Теперь же трогались на Муром, по другой дороге – сто верст в тарантасе муромскими лесами, только что не с Соловьем-разбойником – и вновь к Оке в этом Муроме, древнем городке на нагорном берегу, с видом необозримым на приокские луга и леса. От Мурома железная дорога на Москву – это Глеб знал. Но не знал того, что первый непротивленец русский, святой страстотерпец, имя которого он носил – князь Глеб был именно князь Муромский – отсюда начинал агнчий свой путь.
Когда они уезжали, Мыша много плакала, тиская Лизу в объятиях. Она говорила, что, кажется, уж полюбила и Бориса Иваныча. И Ватопедского жаль, и счастлива она, и боится… – опять фыркала, опять хохотала, вновь плакала…
Мать провела свой план. Свадьба Мыши была назначена на сентябрь.
V
У Красавца и Олимпиады Глеб чувствовал себя теперь уже прочно. Родители в Балыкове, далеко. На каникулы он туда ездит, но живет, трудится здесь. И хотя праздник с буднями несравним, все же не мог бы он сказать, что Красавец его теснит или что с Олимпиадой ему тяжело.

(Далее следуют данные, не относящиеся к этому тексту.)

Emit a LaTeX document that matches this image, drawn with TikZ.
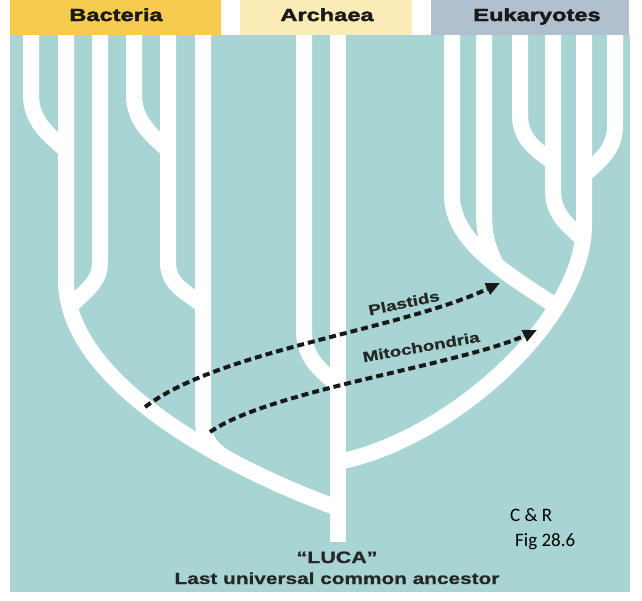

Красавец раз навсегда решил, что если Глеб «сын дяди Коли» и хорошо учится, держит себя безупречно, то чего же больше? Глеб его занимал настолько, насколько он «нашей породы», племянник, которого не стыдно показать гостям, сказать, взяв под руку: «Ну-те-с, а вот позвольте вам представить, сын любимого моего брата Николая, ученая голова, с детства назван Herr Professor, десяти лет убил на облаве лося». Глеб и смущался, и принимал как должное. Конечно, приятнее была бы другая слава, не вечно же этот лось. Но наморщенный лоб Красавца, выпяченные вперед губы столь серьезны, что уж ничего тут не поделаешь.